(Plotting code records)
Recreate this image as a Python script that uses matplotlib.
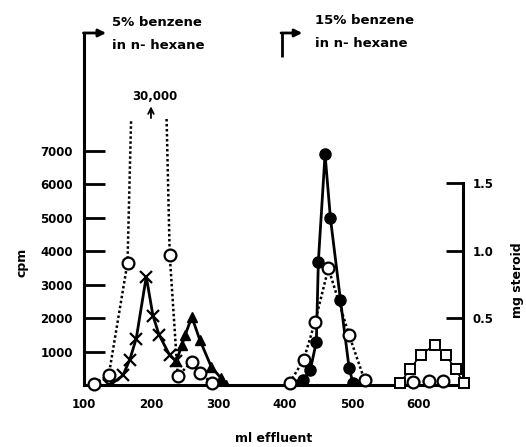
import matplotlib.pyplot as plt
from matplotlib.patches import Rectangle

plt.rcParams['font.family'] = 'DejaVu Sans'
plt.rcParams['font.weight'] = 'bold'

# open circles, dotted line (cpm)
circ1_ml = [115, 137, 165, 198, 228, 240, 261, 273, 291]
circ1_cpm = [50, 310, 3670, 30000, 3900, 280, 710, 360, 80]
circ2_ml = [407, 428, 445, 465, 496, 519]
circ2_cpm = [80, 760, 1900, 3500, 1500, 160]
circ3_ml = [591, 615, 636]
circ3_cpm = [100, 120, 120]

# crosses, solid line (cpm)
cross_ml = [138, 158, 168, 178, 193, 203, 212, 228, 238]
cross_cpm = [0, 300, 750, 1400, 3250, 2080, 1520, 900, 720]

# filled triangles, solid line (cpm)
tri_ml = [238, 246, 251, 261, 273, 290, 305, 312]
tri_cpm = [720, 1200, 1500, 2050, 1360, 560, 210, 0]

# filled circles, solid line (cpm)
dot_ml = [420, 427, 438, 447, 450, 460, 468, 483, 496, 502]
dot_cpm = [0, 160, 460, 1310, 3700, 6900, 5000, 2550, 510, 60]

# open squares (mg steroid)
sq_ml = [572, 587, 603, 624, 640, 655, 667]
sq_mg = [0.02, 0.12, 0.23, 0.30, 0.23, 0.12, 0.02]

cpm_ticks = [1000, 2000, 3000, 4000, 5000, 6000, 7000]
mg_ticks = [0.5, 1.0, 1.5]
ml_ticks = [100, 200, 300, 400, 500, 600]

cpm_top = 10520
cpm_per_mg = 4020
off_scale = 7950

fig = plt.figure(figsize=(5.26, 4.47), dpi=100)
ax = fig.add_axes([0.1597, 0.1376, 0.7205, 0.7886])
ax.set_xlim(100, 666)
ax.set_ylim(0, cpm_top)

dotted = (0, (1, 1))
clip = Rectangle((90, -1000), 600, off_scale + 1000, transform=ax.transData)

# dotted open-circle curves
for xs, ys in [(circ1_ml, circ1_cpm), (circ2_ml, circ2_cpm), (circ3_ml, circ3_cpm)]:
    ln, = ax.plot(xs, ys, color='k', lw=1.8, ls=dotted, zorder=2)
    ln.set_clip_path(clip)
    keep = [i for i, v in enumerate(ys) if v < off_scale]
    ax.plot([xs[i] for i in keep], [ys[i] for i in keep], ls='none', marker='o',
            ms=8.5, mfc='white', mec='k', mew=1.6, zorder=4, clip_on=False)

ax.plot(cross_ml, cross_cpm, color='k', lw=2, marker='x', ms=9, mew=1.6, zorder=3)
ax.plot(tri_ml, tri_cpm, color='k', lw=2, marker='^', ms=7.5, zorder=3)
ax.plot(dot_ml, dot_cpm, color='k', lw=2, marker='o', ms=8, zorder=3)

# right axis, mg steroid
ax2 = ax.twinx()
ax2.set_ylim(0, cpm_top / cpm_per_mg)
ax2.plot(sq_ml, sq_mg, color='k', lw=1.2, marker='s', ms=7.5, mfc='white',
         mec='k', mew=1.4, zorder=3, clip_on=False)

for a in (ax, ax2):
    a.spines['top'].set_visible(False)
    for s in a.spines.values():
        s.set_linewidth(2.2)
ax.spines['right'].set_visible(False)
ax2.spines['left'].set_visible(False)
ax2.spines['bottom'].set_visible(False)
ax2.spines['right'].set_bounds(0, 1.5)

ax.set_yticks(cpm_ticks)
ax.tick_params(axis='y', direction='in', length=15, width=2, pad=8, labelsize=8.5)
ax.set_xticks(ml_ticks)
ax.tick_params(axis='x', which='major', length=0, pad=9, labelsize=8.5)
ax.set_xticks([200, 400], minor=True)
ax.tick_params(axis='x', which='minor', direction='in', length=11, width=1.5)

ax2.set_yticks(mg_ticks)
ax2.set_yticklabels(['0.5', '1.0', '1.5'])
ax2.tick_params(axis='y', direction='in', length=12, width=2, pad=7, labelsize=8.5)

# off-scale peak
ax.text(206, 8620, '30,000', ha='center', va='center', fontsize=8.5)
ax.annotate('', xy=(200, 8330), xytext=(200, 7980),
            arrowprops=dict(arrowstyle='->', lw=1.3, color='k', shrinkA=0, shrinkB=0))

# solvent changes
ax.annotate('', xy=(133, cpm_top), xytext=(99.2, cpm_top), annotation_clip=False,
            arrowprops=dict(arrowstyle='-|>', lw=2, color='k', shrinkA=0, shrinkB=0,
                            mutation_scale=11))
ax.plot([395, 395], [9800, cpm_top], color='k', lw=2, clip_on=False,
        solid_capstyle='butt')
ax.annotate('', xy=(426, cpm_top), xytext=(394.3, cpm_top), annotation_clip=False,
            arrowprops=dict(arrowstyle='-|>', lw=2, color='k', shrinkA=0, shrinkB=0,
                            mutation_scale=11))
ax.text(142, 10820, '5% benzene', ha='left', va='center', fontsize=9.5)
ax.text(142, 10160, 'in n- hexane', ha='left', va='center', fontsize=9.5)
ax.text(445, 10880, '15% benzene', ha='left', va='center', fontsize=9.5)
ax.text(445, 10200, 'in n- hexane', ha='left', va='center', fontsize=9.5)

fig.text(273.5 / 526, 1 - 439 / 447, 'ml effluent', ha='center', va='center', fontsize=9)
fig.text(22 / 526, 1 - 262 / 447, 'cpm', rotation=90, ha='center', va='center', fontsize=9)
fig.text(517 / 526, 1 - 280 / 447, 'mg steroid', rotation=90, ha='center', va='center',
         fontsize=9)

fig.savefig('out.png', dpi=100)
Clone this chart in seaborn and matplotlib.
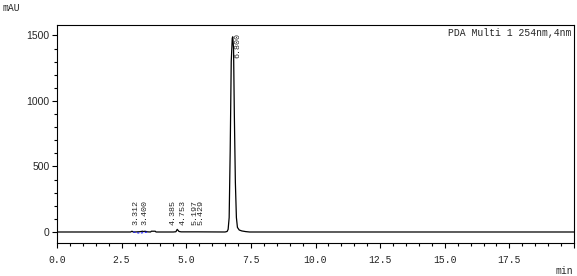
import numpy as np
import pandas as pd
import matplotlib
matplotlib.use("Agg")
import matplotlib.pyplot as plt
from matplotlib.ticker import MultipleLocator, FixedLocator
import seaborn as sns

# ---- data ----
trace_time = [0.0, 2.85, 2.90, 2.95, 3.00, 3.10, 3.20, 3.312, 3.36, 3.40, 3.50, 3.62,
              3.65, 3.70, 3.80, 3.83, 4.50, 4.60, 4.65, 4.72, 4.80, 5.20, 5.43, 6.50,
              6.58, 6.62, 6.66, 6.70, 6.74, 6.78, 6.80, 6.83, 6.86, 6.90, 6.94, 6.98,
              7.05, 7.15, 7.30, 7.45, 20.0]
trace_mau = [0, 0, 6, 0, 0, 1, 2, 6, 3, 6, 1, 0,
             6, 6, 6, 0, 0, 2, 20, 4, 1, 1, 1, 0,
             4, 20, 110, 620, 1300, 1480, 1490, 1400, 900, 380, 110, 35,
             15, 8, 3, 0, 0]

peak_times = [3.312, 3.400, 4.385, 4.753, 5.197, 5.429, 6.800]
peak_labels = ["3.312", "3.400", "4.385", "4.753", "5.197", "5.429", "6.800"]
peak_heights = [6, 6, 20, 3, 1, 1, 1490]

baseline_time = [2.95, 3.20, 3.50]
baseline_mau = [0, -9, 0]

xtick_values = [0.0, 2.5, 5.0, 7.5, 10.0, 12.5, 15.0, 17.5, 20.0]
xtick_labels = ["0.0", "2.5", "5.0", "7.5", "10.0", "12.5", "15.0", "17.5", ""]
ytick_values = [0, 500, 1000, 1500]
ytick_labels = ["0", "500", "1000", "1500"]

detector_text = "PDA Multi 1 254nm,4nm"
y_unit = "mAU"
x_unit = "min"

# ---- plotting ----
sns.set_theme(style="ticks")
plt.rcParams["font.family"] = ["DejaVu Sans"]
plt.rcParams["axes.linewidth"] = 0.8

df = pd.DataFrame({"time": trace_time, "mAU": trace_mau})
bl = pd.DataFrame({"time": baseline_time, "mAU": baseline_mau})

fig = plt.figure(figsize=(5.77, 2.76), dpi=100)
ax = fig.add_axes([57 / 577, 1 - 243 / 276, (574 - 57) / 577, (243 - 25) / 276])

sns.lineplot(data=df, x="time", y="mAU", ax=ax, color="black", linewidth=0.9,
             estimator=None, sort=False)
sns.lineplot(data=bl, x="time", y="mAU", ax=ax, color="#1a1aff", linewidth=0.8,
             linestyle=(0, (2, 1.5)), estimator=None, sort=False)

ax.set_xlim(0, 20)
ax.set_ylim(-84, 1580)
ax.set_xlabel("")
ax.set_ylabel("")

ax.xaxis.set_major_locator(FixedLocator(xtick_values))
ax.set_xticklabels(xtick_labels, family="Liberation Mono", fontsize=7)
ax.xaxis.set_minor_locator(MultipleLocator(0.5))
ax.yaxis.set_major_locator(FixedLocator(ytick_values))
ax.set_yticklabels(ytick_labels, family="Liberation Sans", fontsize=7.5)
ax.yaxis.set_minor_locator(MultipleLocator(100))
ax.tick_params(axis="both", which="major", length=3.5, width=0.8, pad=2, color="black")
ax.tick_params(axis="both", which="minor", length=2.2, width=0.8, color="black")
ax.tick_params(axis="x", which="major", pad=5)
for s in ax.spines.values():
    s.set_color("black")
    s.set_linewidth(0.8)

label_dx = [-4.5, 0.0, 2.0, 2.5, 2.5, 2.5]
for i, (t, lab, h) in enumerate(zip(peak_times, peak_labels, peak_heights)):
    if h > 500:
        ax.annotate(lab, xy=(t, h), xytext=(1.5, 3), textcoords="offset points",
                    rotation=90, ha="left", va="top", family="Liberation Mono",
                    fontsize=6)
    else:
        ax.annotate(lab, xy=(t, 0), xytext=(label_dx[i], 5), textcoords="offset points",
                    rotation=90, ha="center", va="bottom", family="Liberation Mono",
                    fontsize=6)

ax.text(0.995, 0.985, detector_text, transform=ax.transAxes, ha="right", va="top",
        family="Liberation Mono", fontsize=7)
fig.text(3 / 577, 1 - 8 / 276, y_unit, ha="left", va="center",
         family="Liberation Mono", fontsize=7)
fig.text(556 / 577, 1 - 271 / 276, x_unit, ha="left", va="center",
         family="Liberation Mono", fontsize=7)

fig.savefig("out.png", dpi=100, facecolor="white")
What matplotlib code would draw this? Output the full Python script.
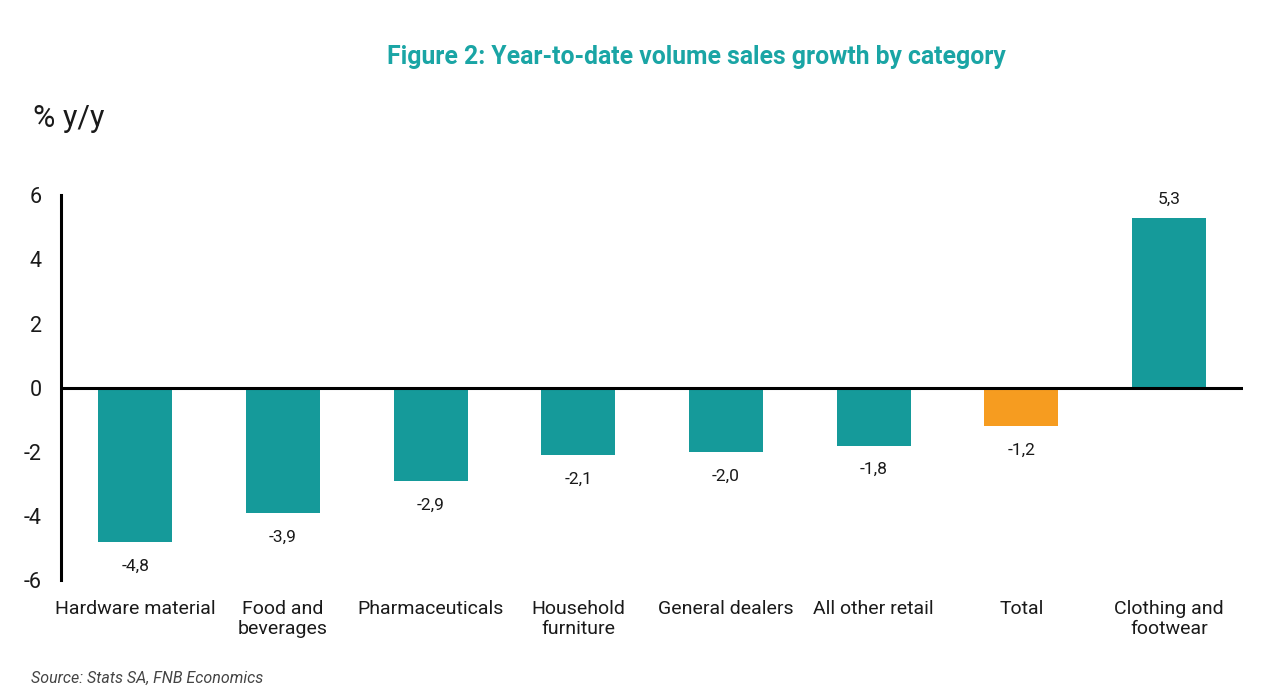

▶ **PROBLEM**
Reproduce the data above word for word from its first line through the line that holds "off_scale = 7950", both ends included; skip pictures.

▶ **FINISHED EXERCISE**
Recreate this image as a Python script that uses matplotlib.
import matplotlib.pyplot as plt
from matplotlib.patches import Rectangle

plt.rcParams['font.family'] = 'DejaVu Sans'
plt.rcParams['font.weight'] = 'bold'

# open circles, dotted line (cpm)
circ1_ml = [115, 137, 165, 198, 228, 240, 261, 273, 291]
circ1_cpm = [50, 310, 3670, 30000, 3900, 280, 710, 360, 80]
circ2_ml = [407, 428, 445, 465, 496, 519]
circ2_cpm = [80, 760, 1900, 3500, 1500, 160]
circ3_ml = [591, 615, 636]
circ3_cpm = [100, 120, 120]

# crosses, solid line (cpm)
cross_ml = [138, 158, 168, 178, 193, 203, 212, 228, 238]
cross_cpm = [0, 300, 750, 1400, 3250, 2080, 1520, 900, 720]

# filled triangles, solid line (cpm)
tri_ml = [238, 246, 251, 261, 273, 290, 305, 312]
tri_cpm = [720, 1200, 1500, 2050, 1360, 560, 210, 0]

# filled circles, solid line (cpm)
dot_ml = [420, 427, 438, 447, 450, 460, 468, 483, 496, 502]
dot_cpm = [0, 160, 460, 1310, 3700, 6900, 5000, 2550, 510, 60]

# open squares (mg steroid)
sq_ml = [572, 587, 603, 624, 640, 655, 667]
sq_mg = [0.02, 0.12, 0.23, 0.30, 0.23, 0.12, 0.02]

cpm_ticks = [1000, 2000, 3000, 4000, 5000, 6000, 7000]
mg_ticks = [0.5, 1.0, 1.5]
ml_ticks = [100, 200, 300, 400, 500, 600]

cpm_top = 10520
cpm_per_mg = 4020
off_scale = 7950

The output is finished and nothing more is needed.